→ Goal:
In the data below, find each line containing the string "React" and return it.

→ Record set:
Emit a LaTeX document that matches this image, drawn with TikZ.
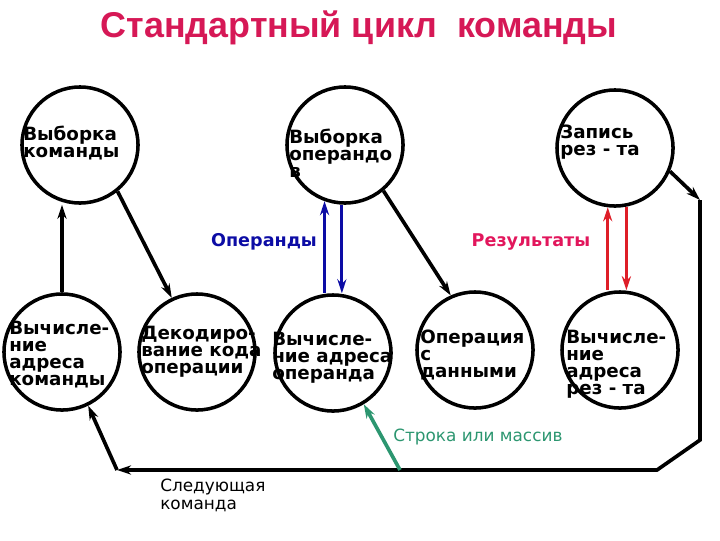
\documentclass[tikz,border=0pt]{standalone}
\usepackage{fontspec}
\setmainfont{DejaVu Sans}
\newfontfamily\titlefont{Liberation Sans}
\usepackage{tikz}
\usetikzlibrary{arrows.meta}
\usepackage{xcolor}
\definecolor{headcol}{RGB}{214,24,86}
\definecolor{opcol}{RGB}{12,12,165}
\definecolor{rescol}{RGB}{226,22,92}
\definecolor{resarr}{RGB}{222,30,40}
\definecolor{strcol}{RGB}{44,150,112}
\tikzset{
  stage/.style={circle,draw=black,line width=2.5pt,minimum size=2.9cm,inner sep=0pt},
  stagetxt/.style={font=\bfseries\fontsize{13}{12}\selectfont,align=left,anchor=north west,inner sep=0pt},
  tip/.style={-{Stealth[length=10pt,width=6.5pt]}},
  jflow/.style={black,line width=2.6pt,tip},
  jline/.style={black,line width=2.6pt,line join=miter},
  opflow/.style={opcol,line width=2.3pt,tip},
  resflow/.style={resarr,line width=2.3pt,tip},
  strflow/.style={strcol,line width=2.6pt,tip},
}
\begin{document}
\begin{tikzpicture}[x=0.025cm,y=-0.025cm]
  \useasboundingbox (0,0) rectangle (720,540);
  % ---- title ----
  \node[headcol,font=\titlefont\bfseries\fontsize{25.5}{28}\selectfont] (head) at (359,28) {Стандартный цикл\ \ команды};
  % ---- upper row ----
  \node[stage] (c1) at (80,145) {};
  \node[stage] (c2) at (345,145) {};
  \node[stage] (c3) at (615,148) {};
  \node[stagetxt] (t1) at (23,126) {Выборка\\команды};
  \node[stagetxt] (t2) at (289,129) {Выборка\\операндо\\в};
  \node[stagetxt] (t3) at (560,125) {Запись\\рез - та};
  % ---- lower row ----
  \node[stage] (c4) at (62,352) {};
  \node[stage] (c5) at (197,352) {};
  \node[stage] (c6) at (333,353) {};
  \node[stage] (c7) at (475,350) {};
  \node[stage] (c8) at (620,350) {};
  \node[stagetxt] (t4) at (9,321) {Вычисле-\\ние\\адреса\\команды};
  \node[stagetxt] (t5) at (141,326) {Декодиро-\\вание кода\\операции};
  \node[stagetxt] (t6) at (272,332) {Вычисле-\\ние адреса\\операнда};
  \node[stagetxt] (t7) at (420,330) {Операция\\с\\данными};
  \node[stagetxt] (t8) at (566,330) {Вычисле-\\ние\\адреса\\рез - та};
  % ---- labels ----
  \node[opcol,font=\bfseries\fontsize{12.5}{14}\selectfont] (lop) at (264,242) {Операнды};
  \node[rescol,font=\bfseries\fontsize{12.5}{14}\selectfont] (lres) at (531,242) {Результаты};
  \node[strcol,font=\fontsize{12}{14}\selectfont,anchor=west,inner sep=0pt] (lstr) at (393,437) {Строка или массив};
  \node[font=\fontsize{12}{12.8}\selectfont,align=left,anchor=north west,inner sep=0pt] (lnext) at (160,479) {Следующая\\команда};
  % ---- return path ----
  \coordinate (rt) at (700,200);
  \coordinate (rb) at (700,440);
  \coordinate (bb) at (657,470);
  \coordinate (bl) at (117,470);
  \coordinate (gs) at (400,470);
  % ---- the flows ----
  \draw[jflow] (c4.north) -- (c4.north |- c1.south);
  \draw[jflow] (c1.-51) -- (c5.115);
  \draw[jflow] (c2.-50) -- (c7.114);
  \draw[opflow] (c2.-110 |- c6.north) -- (c2.-110);
  \draw[opflow] (c2.-93) -- (c2.-93 |- c6.north);
  \draw[resflow] (c3.-97 |- c8.north) -- (c3.-97);
  \draw[resflow] (c3.-79) -- (c3.-79 |- c8.north);
  \draw[jflow] (c3.-23) -- (rt);
  \draw[jline,tip] (rt) -- (rb) -- (bb) -- (bl);
  \draw[jflow] (bl) -- (c4.-64);
  \draw[strflow] (gs) -- (c6.-59);
\end{tikzpicture}
\end{document}
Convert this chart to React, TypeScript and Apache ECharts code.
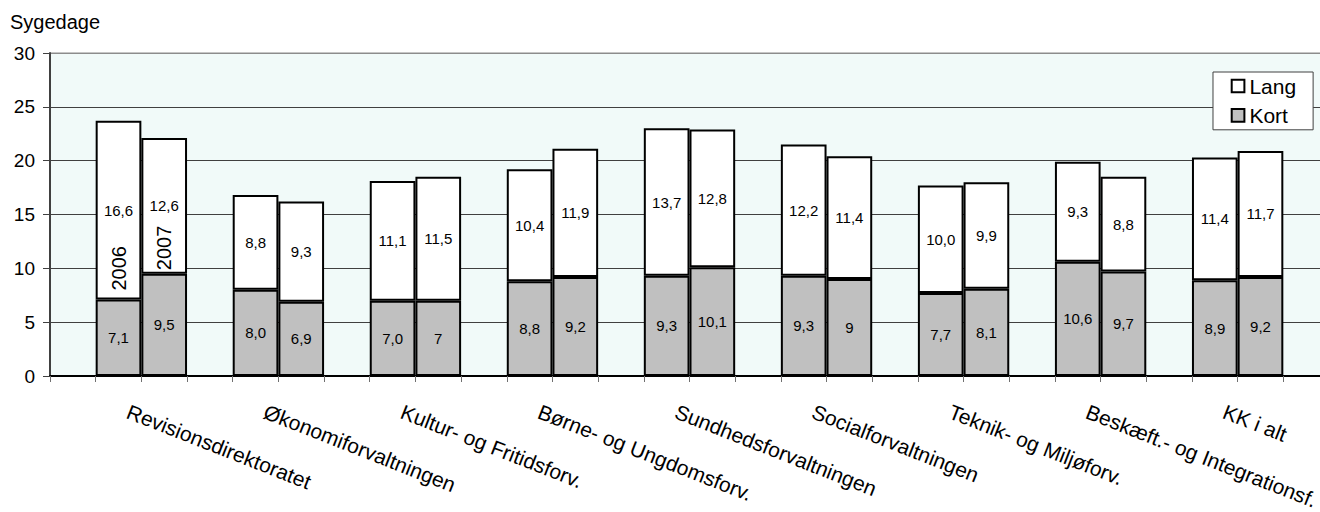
import React, { useEffect, useRef } from "react";
import * as echarts from "echarts";

const groups = [
  "Revisionsdirektoratet",
  "Økonomiforvaltningen",
  "Kultur- og Fritidsforv.",
  "Børne- og Ungdomsforv.",
  "Sundhedsforvaltningen",
  "Socialforvaltningen",
  "Teknik- og Miljøforv.",
  "Beskæft.- og Integrationsf.",
  "KK i alt",
];
const years = ["2006", "2007"];
const kort2006 = ["7,1", "8,0", "7,0", "8,8", "9,3", "9,3", "7,7", "10,6", "8,9"];
const kort2007 = ["9,5", "6,9", "7", "9,2", "10,1", "9", "8,1", "9,7", "9,2"];
const lang2006 = ["16,6", "8,8", "11,1", "10,4", "13,7", "12,2", "10,0", "9,3", "11,4"];
const lang2007 = ["12,6", "9,3", "11,5", "11,9", "12,8", "11,4", "9,9", "8,8", "11,7"];
const yearLabelValues = [10.0, 11.9];
const yTicks = { min: 0, max: 30, interval: 5 };

const FONT = "Liberation Sans, Arial, Helvetica, sans-serif";
const SLOTS = groups.length * 3 + 1;

const num = (s: string) => Number(s.replace(",", "."));

function buildSlots(a2006: string[], a2007: string[]) {
  const out: any[] = [];
  for (let i = 0; i < SLOTS; i++) out.push(null);
  groups.forEach((_, i) => {
    out[3 * i + 1] = { value: num(a2006[i]), txt: a2006[i] };
    out[3 * i + 2] = { value: num(a2007[i]), txt: a2007[i] };
  });
  return out;
}

const slotLabels: string[] = [];
for (let i = 0; i < SLOTS; i++) slotLabels.push("");
groups.forEach((g, i) => {
  slotLabels[3 * i + 1] = g;
});

export default function App() {
  const ref = useRef<HTMLDivElement>(null);
  useEffect(() => {
    document.body.style.margin = "0";
    document.body.style.overflow = "hidden";
    const chart = echarts.init(ref.current!, undefined, { renderer: "svg" });
    const barLabel = {
      show: true,
      position: "inside",
      color: "#000",
      fontSize: 15,
      fontFamily: FONT,
      formatter: (p: any) => (p.data ? p.data.txt : ""),
    };
    chart.setOption({
      animation: false,
      backgroundColor: "#fff",
      title: {
        text: "Sygedage",
        left: 10,
        top: 12,
        padding: 0,
        textStyle: { fontSize: 20, fontWeight: "normal", color: "#000", fontFamily: FONT },
      },
      legend: {
        data: ["Lang", "Kort"],
        orient: "vertical",
        left: 1213,
        top: 72,
        backgroundColor: "#fff",
        borderColor: "#404040",
        borderWidth: 1,
        borderRadius: 0,
        padding: [3.5, 17, 4, 17.7],
        itemGap: 8.3,
        itemWidth: 12.7,
        itemHeight: 12.7,
        icon: "rect",
        itemStyle: { borderColor: "#000", borderWidth: 2 },
        textStyle: { fontSize: 21, color: "#000", fontFamily: FONT },
      },
      grid: {
        left: 50,
        top: 53,
        bottom: 136,
        right: -9,
        show: true,
        backgroundColor: "#F1FAF9",
        borderColor: "#8c8c8c",
        borderWidth: 1,
        containLabel: false,
        outerBoundsMode: "none",
      },
      xAxis: {
        type: "category",
        data: slotLabels,
        boundaryGap: true,
        axisLine: { show: true, lineStyle: { color: "#000", width: 2 } },
        axisTick: { show: true, interval: 0, length: 6, lineStyle: { color: "#707070", width: 1 } },
        axisLabel: {
          interval: 0,
          rotate: -21.5,
          margin: 31,
          padding: [0, 0, 0, 10],
          fontSize: 21,
          color: "#000",
          fontFamily: FONT,
        },
        splitLine: { show: false },
      },
      yAxis: {
        type: "value",
        min: yTicks.min,
        max: yTicks.max,
        interval: yTicks.interval,
        axisLine: { show: true, lineStyle: { color: "#404040", width: 2 } },
        axisTick: { show: true, length: 7, lineStyle: { color: "#404040", width: 1 } },
        axisLabel: { fontSize: 19, margin: 15, color: "#000", fontFamily: FONT },
        splitLine: {
          show: true,
          lineStyle: {
            color: ["#404040", "#404040", "#404040", "#404040", "#404040", "#404040", "#8c8c8c"],
            width: 1,
          },
        },
      },
      series: [
        {
          name: "Kort",
          type: "bar",
          stack: "total",
          data: buildSlots(kort2006, kort2007),
          barCategoryGap: "0%",
          itemStyle: { color: "#C0C0C0", borderColor: "#000", borderWidth: 2 },
          label: barLabel,
        },
        {
          name: "Lang",
          type: "bar",
          stack: "total",
          data: buildSlots(lang2006, lang2007),
          barCategoryGap: "0%",
          itemStyle: { color: "#FFFFFF", borderColor: "#000", borderWidth: 2 },
          label: barLabel,
        },
        {
          name: "År",
          type: "scatter",
          symbolSize: 0,
          itemStyle: { opacity: 1 },
          data: years.map((y, i) => ({ value: [i + 1, yearLabelValues[i]], txt: y })),
          label: {
            show: true,
            position: "inside",
            rotate: 90,
            color: "#000",
            opacity: 1,
            fontSize: 20,
            fontFamily: FONT,
            formatter: (p: any) => p.data.txt,
          },
          z: 10,
        },
      ],
    });
    return () => chart.dispose();
  }, []);
  return <div ref={ref} style={{ width: 1320, height: 512 }} />;
}
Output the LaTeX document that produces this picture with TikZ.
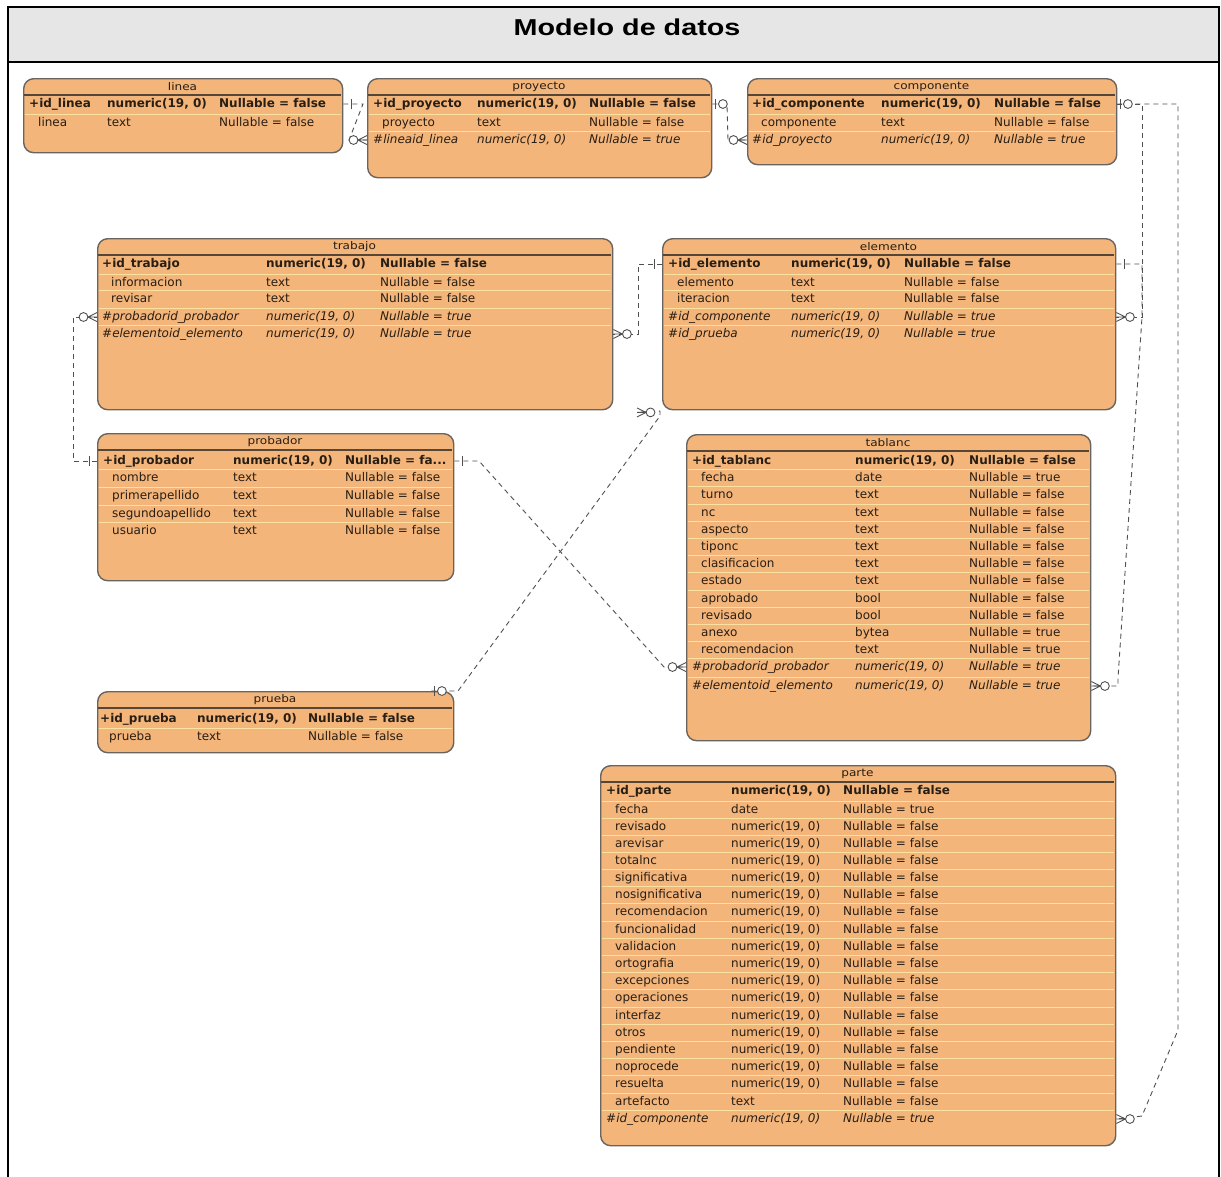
\documentclass[tikz,border=0pt]{standalone}
\usepackage{fontspec}
\setmainfont{DejaVu Sans}
\newfontfamily\headfont{Liberation Sans}
\usetikzlibrary{calc}

\definecolor{entfill}{RGB}{243,181,122}
\definecolor{entline}{RGB}{105,100,95}
\definecolor{entrule}{RGB}{85,70,55}
\definecolor{rowrule}{RGB}{252,226,160}
\definecolor{enttext}{RGB}{40,30,20}
\definecolor{relline}{RGB}{80,80,80}
\definecolor{headfill}{RGB}{230,230,230}

\newcommand\nm{numeric(19, 0)}
\newcommand\nullcut{Nullable = fa...}

\tikzset{
  frame/.style={draw=black, line width=2.2pt},
  tblbox/.style={draw=entline, line width=1.4pt, fill=entfill, rounded corners=10pt, inner sep=0pt},
  tbltitle/.style={font=\fontsize{10.5}{12}\selectfont, text=enttext, inner sep=0pt},
  tblrule/.style={draw=entrule, line width=1.8pt},
  rowrule/.style={draw=rowrule, line width=1pt},
  cell/.style={anchor=west, inner sep=0pt, text height=9pt, text depth=3pt, text=enttext},
  row-k/.style={cell, font=\fontsize{12}{14}\selectfont\bfseries},
  row-n/.style={cell, font=\fontsize{12}{14}\selectfont},
  row-f/.style={cell, font=\fontsize{12}{14}\selectfont\itshape},
  name-k/.style={}, name-f/.style={}, name-n/.style={xshift=9pt},
  fmt/.code={\tikzset{row-#1}},
  namefmt/.code={\tikzset{name-#1}},
  rel/.style={draw=relline, line width=0.9pt, dash pattern=on 5pt off 4pt},
  endmark/.style={draw=relline, line width=0.9pt, solid},
  many/.pic={
    \draw[endmark] (-9,0) -- (0,-4.5) (-9,0) -- (0,0) (-9,0) -- (0,4.5);
    \draw[endmark, fill=white] (-13.5,0) circle[radius=4.4pt];
  },
  one/.pic={\draw[endmark] (-8,-5) -- (-8,5);},
  zeroone/.pic={
    \draw[endmark] (-3,-5) -- (-3,5);
    \draw[endmark, fill=white] (-10.5,0) circle[radius=4.4pt];
  }
}

% \entity{name}{left}{top}{right}{bottom}{title}
\newcommand\entity[6]{%
  \def\eL{#2}\def\eR{#4}%
  \node[tblbox, anchor=north west, minimum width={#4-#2}, minimum height={#5-#3}] (#1) at (#2,#3) {};
  \node[tbltitle] (#1-title) at (#2/2+#4/2, #3+8.5) {\scalebox{1.15}[1]{#6}};
  \draw[tblrule] (#2+0.8, #3+17) -- (#4-0.8, #3+17);
}

% \entrows{entity}{name x}{type x}{null x}{kind/y/name/type/nullable, ...}
\newcommand\entrows[5]{%
  \foreach[count=\i] \s/\y/\fa/\fb/\fc in {#5}{%
    \ifnum\i>1 \draw[rowrule] (\eL+1.5,\y-8.7) -- (\eR-1.5,\y-8.7);\fi
    \node[fmt/.expand once=\s, namefmt/.expand once=\s] (#1-\i) at (#2,\y) {\fa};
    \node[fmt/.expand once=\s] (#1-\i-t) at (#3,\y) {\fb};
    \node[fmt/.expand once=\s] (#1-\i-n) at (#4,\y) {\fc};
  }%
}

\begin{document}
\begin{tikzpicture}[x=1pt, y=-1pt]
\useasboundingbox (0,0) rectangle (1221,1176);

% page frame and heading
\fill[headfill] (8,7) rectangle (1219,62);
\draw[frame] (8,1190) -- (8,7) -- (1219,7) -- (1219,1190);
\draw[frame] (8,62) -- (1219,62);
\node[font=\headfont\bfseries\fontsize{23}{26}\selectfont, inner sep=0pt] (title) at (627,27) {\scalebox{1.25}[1]{Modelo de datos}};

% ---------------- tables ----------------
\entity{linea}{23}{78}{342}{152}{linea}
\entrows{linea}{29}{107}{219}{k/104/+id\_linea/\nm/Nullable = false, n/123/linea/text/Nullable = false}

\entity{proyecto}{367}{78}{711}{177}{proyecto}
\entrows{proyecto}{373}{477}{589}{k/104/+id\_proyecto/\nm/Nullable = false, n/123/proyecto/text/Nullable = false, f/140/\#lineaid\_linea/\nm/Nullable = true}

\entity{componente}{747}{78}{1116}{164}{componente}
\entrows{componente}{752}{881}{994}{k/104/+id\_componente/\nm/Nullable = false, n/123/componente/text/Nullable = false, f/140/\#id\_proyecto/\nm/Nullable = true}

\entity{trabajo}{97}{238}{612}{409}{trabajo}
\entrows{trabajo}{102}{266}{380}{k/264/+id\_trabajo/\nm/Nullable = false, n/283/informacion/text/Nullable = false, n/299/revisar/text/Nullable = false, f/317/\#probadorid\_probador/\nm/Nullable = true, f/334/\#elementoid\_elemento/\nm/Nullable = true}

\entity{elemento}{662}{238}{1115}{409}{elemento}
\entrows{elemento}{668}{791}{904}{k/264/+id\_elemento/\nm/Nullable = false, n/283/elemento/text/Nullable = false, n/299/iteracion/text/Nullable = false, f/317/\#id\_componente/\nm/Nullable = true, f/334/\#id\_prueba/\nm/Nullable = true}

\entity{probador}{97}{433}{453}{580}{probador}
\entrows{probador}{103}{233}{345}{k/461/+id\_probador/\nm/\nullcut, n/478/nombre/text/Nullable = false, n/496/primerapellido/text/Nullable = false, n/514/segundoapellido/text/Nullable = false, n/531/usuario/text/Nullable = false}

\entity{tablanc}{686}{434}{1090}{740}{tablanc}
\entrows{tablanc}{692}{855}{969}{k/461/+id\_tablanc/\nm/Nullable = false, n/478/fecha/date/Nullable = true, n/495/turno/text/Nullable = false, n/513/nc/text/Nullable = false, n/530/aspecto/text/Nullable = false, n/547/tiponc/text/Nullable = false, n/564/clasificacion/text/Nullable = false, n/581/estado/text/Nullable = false, n/599/aprobado/bool/Nullable = false, n/616/revisado/bool/Nullable = false, n/633/anexo/bytea/Nullable = true, n/650/recomendacion/text/Nullable = true, f/667/\#probadorid\_probador/\nm/Nullable = true, f/686/\#elementoid\_elemento/\nm/Nullable = true}

\entity{prueba}{97}{691}{453}{752}{prueba}
\entrows{prueba}{100}{197}{308}{k/719/+id\_prueba/\nm/Nullable = false, n/737/prueba/text/Nullable = false}

\entity{parte}{600}{765}{1115}{1145}{parte}
\entrows{parte}{606}{731}{843}{k/791/+id\_parte/\nm/Nullable = false, n/810/fecha/date/Nullable = true, n/827/revisado/\nm/Nullable = false, n/844/arevisar/\nm/Nullable = false, n/861/totalnc/\nm/Nullable = false, n/878/significativa/\nm/Nullable = false, n/895/nosignificativa/\nm/Nullable = false, n/912/recomendacion/\nm/Nullable = false, n/930/funcionalidad/\nm/Nullable = false, n/947/validacion/\nm/Nullable = false, n/964/ortografia/\nm/Nullable = false, n/981/excepciones/\nm/Nullable = false, n/998/operaciones/\nm/Nullable = false, n/1016/interfaz/\nm/Nullable = false, n/1033/otros/\nm/Nullable = false, n/1050/pendiente/\nm/Nullable = false, n/1067/noprocede/\nm/Nullable = false, n/1084/resuelta/\nm/Nullable = false, n/1102/artefacto/text/Nullable = false, f/1119/\#id\_componente/\nm/Nullable = true}

% ---------------- relationships ----------------
\coordinate (pruebaTop) at ($(prueba.north east)+(-23,0)$);
\coordinate (pruebaEnd) at ($(elemento.south west)+(-25,2)$);

\draw[rel] (linea.east |- linea-1) -- (363,104) -- (349,140) -- (proyecto.west |- proyecto-3);
\draw[rel] (proyecto.east |- proyecto-1) -- (727,104) -- (728,140) -- (componente.west |- componente-3);
\draw[rel] (componente.east |- componente-1) -- (1142,104) -- (1142,317) -- (elemento.east |- elemento-4);
\draw[rel] (componente.east |- componente-1) -- (1178,104) -- (1178,1030) -- (1142,1116) -- (parte.east |- parte-20);
\draw[rel] (elemento.east |- elemento-1) -- (1142,264) -- (1142,317) -- (1118,678) -- (1118,686) -- (tablanc.east |- tablanc-14);
\draw[rel] (elemento.west |- elemento-1) -- (638,264) -- (638,334) -- (trabajo.east |- trabajo-5);
\draw[rel] (probador.west |- probador-1) -- (73,461) -- (73,317) -- (trabajo.west |- trabajo-4);
\draw[rel] (probador.east |- probador-1) -- (479,461) -- (664,667) -- (tablanc.west |- tablanc-13);
\draw[rel] (pruebaTop) -- (458,691) -- (660,416) -- (660,411) -- (pruebaEnd);

% relationship end marks
\pic[rotate=180] at (linea.east |- linea-1) {one};
\pic at (proyecto.west |- proyecto-3) {many};
\pic[rotate=180] at (proyecto.east |- proyecto-1) {zeroone};
\pic at (componente.west |- componente-3) {many};
\pic[rotate=180] at (componente.east |- componente-1) {zeroone};
\pic[rotate=180] at (elemento.east |- elemento-4) {many};
\pic[rotate=180] at (parte.east |- parte-20) {many};
\pic[rotate=180] at (elemento.east |- elemento-1) {one};
\pic[rotate=180] at (tablanc.east |- tablanc-14) {many};
\pic at (elemento.west |- elemento-1) {one};
\pic[rotate=180] at (trabajo.east |- trabajo-5) {many};
\pic at (probador.west |- probador-1) {one};
\pic at (trabajo.west |- trabajo-4) {many};
\pic[rotate=180] at (probador.east |- probador-1) {one};
\pic at (tablanc.west |- tablanc-13) {many};
\pic[rotate=180] at (pruebaTop) {zeroone};
\pic[rotate=180] at (pruebaEnd) {many};
\end{tikzpicture}
\end{document}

→ Exercise solution:
Convert this chart to React, TypeScript and Apache ECharts code.
import React, { useEffect, useRef } from "react";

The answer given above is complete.